Your task is to print exactly the lines from the line that contains "Write the Plotly code for this chart." through the line that contains "showarrow=False, font=title_font)", with pictures left out.

******************************

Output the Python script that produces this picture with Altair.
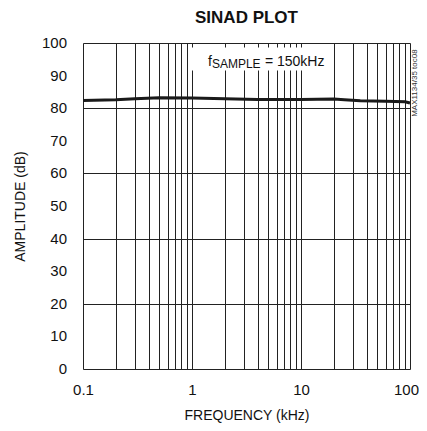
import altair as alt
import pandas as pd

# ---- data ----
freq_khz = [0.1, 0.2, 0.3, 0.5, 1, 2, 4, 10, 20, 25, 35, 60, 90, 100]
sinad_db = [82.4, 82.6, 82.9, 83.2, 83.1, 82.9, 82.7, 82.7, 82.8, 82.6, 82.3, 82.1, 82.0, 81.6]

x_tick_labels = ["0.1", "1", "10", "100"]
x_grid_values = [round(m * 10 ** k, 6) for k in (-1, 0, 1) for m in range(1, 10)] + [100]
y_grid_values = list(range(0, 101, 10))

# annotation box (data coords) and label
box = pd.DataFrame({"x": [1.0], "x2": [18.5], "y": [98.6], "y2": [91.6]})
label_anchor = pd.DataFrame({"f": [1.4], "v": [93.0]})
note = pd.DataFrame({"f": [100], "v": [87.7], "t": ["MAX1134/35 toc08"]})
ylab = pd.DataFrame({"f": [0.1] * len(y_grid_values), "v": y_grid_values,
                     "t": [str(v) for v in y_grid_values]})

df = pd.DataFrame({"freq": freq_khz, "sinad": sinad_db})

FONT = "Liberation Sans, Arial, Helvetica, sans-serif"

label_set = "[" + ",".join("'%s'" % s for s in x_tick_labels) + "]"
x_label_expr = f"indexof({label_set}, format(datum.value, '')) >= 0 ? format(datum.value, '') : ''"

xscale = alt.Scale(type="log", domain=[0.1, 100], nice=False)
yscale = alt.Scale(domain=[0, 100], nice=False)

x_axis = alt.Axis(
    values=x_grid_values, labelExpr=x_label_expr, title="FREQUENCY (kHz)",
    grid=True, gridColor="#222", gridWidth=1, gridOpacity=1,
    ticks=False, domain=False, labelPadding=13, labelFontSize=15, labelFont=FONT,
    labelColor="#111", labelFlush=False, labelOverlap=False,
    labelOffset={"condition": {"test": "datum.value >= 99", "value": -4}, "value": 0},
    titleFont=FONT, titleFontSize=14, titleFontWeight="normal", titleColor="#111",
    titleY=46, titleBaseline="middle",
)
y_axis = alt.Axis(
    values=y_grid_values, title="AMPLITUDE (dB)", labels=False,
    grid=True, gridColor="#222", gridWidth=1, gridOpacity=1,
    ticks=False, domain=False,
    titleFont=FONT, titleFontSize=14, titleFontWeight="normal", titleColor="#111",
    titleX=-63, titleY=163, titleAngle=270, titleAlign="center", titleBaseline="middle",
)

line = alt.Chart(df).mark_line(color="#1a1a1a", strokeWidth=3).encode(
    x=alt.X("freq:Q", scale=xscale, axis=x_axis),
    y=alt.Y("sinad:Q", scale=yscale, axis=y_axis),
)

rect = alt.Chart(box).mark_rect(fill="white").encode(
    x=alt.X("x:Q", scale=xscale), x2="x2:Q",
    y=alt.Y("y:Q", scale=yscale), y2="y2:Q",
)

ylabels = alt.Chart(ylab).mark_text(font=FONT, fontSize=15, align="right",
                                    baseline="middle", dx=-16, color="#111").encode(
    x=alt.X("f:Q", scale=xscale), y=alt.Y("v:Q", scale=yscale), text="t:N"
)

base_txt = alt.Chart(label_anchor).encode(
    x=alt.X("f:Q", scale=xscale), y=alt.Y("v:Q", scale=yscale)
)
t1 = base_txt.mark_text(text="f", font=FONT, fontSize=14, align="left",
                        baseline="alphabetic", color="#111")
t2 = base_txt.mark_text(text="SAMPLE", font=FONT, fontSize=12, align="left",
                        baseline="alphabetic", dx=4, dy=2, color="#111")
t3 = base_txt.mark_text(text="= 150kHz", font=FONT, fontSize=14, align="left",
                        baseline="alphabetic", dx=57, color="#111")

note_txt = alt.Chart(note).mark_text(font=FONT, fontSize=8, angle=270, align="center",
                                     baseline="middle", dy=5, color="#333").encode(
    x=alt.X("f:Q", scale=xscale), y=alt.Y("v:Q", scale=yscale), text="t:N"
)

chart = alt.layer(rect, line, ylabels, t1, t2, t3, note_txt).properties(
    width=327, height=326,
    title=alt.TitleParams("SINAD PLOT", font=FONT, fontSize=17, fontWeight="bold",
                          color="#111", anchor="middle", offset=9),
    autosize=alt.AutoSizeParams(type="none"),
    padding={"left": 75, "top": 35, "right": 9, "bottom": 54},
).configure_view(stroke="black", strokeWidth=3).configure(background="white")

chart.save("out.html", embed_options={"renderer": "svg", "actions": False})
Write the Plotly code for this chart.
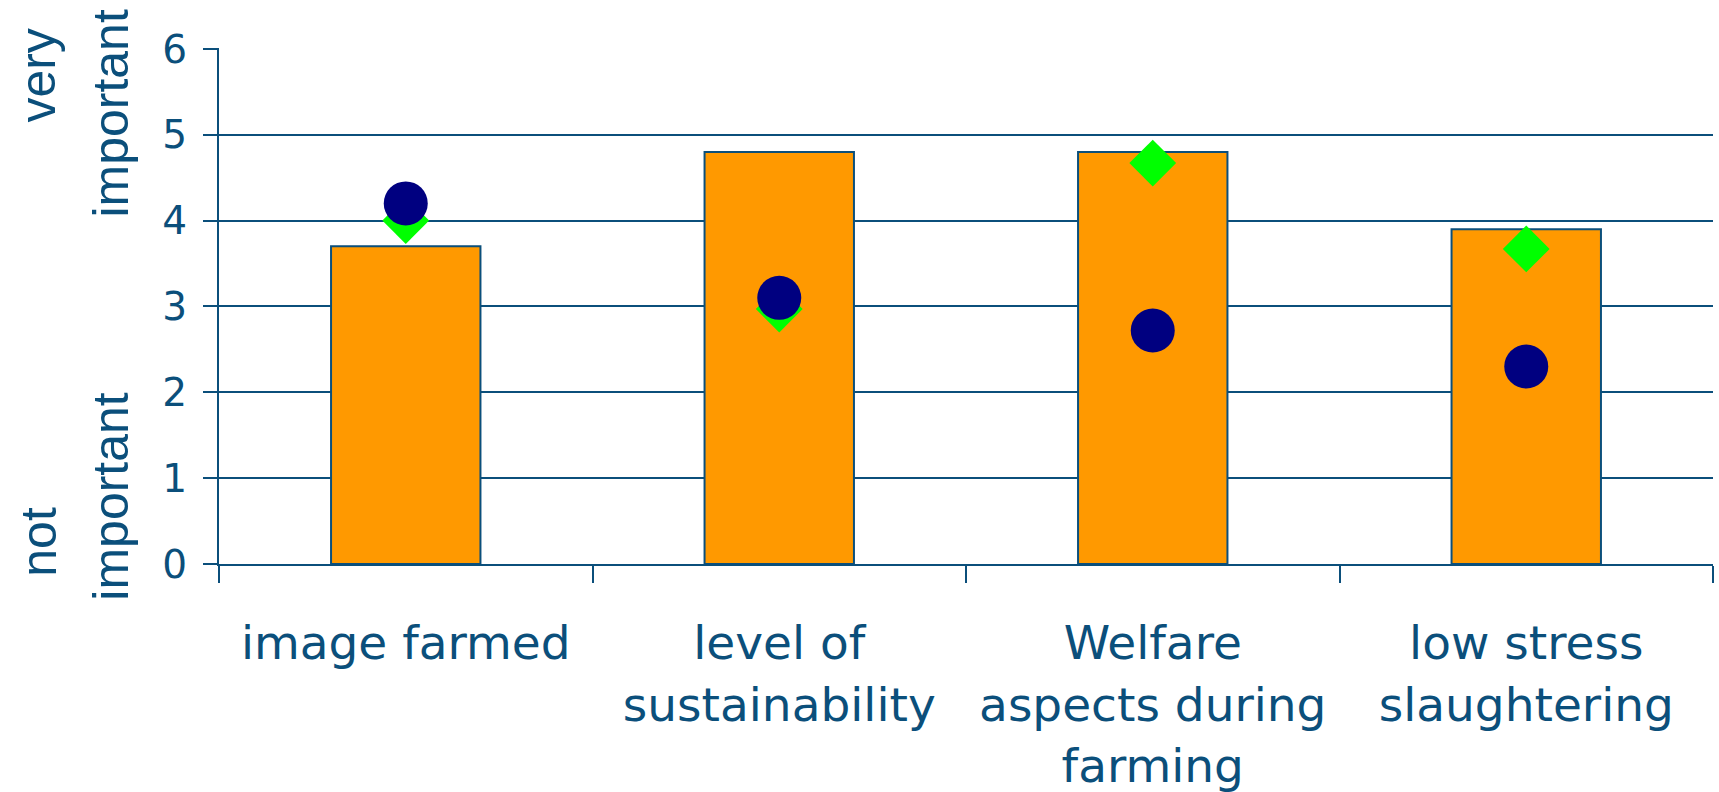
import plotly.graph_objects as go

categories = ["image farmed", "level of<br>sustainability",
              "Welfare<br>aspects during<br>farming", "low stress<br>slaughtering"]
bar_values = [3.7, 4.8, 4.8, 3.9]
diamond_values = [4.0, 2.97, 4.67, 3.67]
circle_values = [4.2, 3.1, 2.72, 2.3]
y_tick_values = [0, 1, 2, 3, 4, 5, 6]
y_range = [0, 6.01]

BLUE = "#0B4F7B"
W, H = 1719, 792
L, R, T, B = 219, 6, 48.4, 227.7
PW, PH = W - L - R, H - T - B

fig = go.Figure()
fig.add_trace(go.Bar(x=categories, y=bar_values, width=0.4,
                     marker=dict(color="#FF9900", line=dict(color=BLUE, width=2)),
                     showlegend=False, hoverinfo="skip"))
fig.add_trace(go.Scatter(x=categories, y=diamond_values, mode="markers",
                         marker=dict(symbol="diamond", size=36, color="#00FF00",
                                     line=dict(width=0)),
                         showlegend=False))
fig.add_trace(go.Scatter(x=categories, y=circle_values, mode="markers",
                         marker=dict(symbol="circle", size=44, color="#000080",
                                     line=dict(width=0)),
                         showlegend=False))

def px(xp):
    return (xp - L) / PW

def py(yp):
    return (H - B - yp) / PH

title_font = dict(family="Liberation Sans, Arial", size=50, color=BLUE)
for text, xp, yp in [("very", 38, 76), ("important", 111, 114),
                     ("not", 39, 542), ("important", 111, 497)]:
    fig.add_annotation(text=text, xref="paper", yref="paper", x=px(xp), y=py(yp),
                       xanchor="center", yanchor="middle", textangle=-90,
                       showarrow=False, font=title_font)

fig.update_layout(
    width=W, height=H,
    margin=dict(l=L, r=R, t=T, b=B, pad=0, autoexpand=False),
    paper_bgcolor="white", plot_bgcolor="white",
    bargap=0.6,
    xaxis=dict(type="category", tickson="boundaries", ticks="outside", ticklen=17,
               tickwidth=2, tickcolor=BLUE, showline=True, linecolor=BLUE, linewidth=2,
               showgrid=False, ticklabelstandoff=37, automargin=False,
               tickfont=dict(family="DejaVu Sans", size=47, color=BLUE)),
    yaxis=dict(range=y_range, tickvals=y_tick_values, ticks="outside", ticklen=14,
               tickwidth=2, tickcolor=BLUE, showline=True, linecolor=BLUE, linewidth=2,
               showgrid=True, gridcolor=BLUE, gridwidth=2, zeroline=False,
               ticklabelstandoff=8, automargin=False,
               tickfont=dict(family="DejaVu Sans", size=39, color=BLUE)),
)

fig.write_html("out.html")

******************************

• [Final result]
Write the Plotly code for this chart.
import plotly.graph_objects as go

categories = ["image farmed", "level of<br>sustainability",
              "Welfare<br>aspects during<br>farming", "low stress<br>slaughtering"]
bar_values = [3.7, 4.8, 4.8, 3.9]
diamond_values = [4.0, 2.97, 4.67, 3.67]
circle_values = [4.2, 3.1, 2.72, 2.3]
y_tick_values = [0, 1, 2, 3, 4, 5, 6]
y_range = [0, 6.01]

BLUE = "#0B4F7B"
W, H = 1719, 792
L, R, T, B = 219, 6, 48.4, 227.7
PW, PH = W - L - R, H - T - B

fig = go.Figure()
fig.add_trace(go.Bar(x=categories, y=bar_values, width=0.4,
                     marker=dict(color="#FF9900", line=dict(color=BLUE, width=2)),
                     showlegend=False, hoverinfo="skip"))
fig.add_trace(go.Scatter(x=categories, y=diamond_values, mode="markers",
                         marker=dict(symbol="diamond", size=36, color="#00FF00",
                                     line=dict(width=0)),
                         showlegend=False))
fig.add_trace(go.Scatter(x=categories, y=circle_values, mode="markers",
                         marker=dict(symbol="circle", size=44, color="#000080",
                                     line=dict(width=0)),
                         showlegend=False))

def px(xp):
    return (xp - L) / PW

def py(yp):
    return (H - B - yp) / PH

title_font = dict(family="Liberation Sans, Arial", size=50, color=BLUE)
for text, xp, yp in [("very", 38, 76), ("important", 111, 114),
                     ("not", 39, 542), ("important", 111, 497)]:
    fig.add_annotation(text=text, xref="paper", yref="paper", x=px(xp), y=py(yp),
                       xanchor="center", yanchor="middle", textangle=-90,
                       showarrow=False, font=title_font)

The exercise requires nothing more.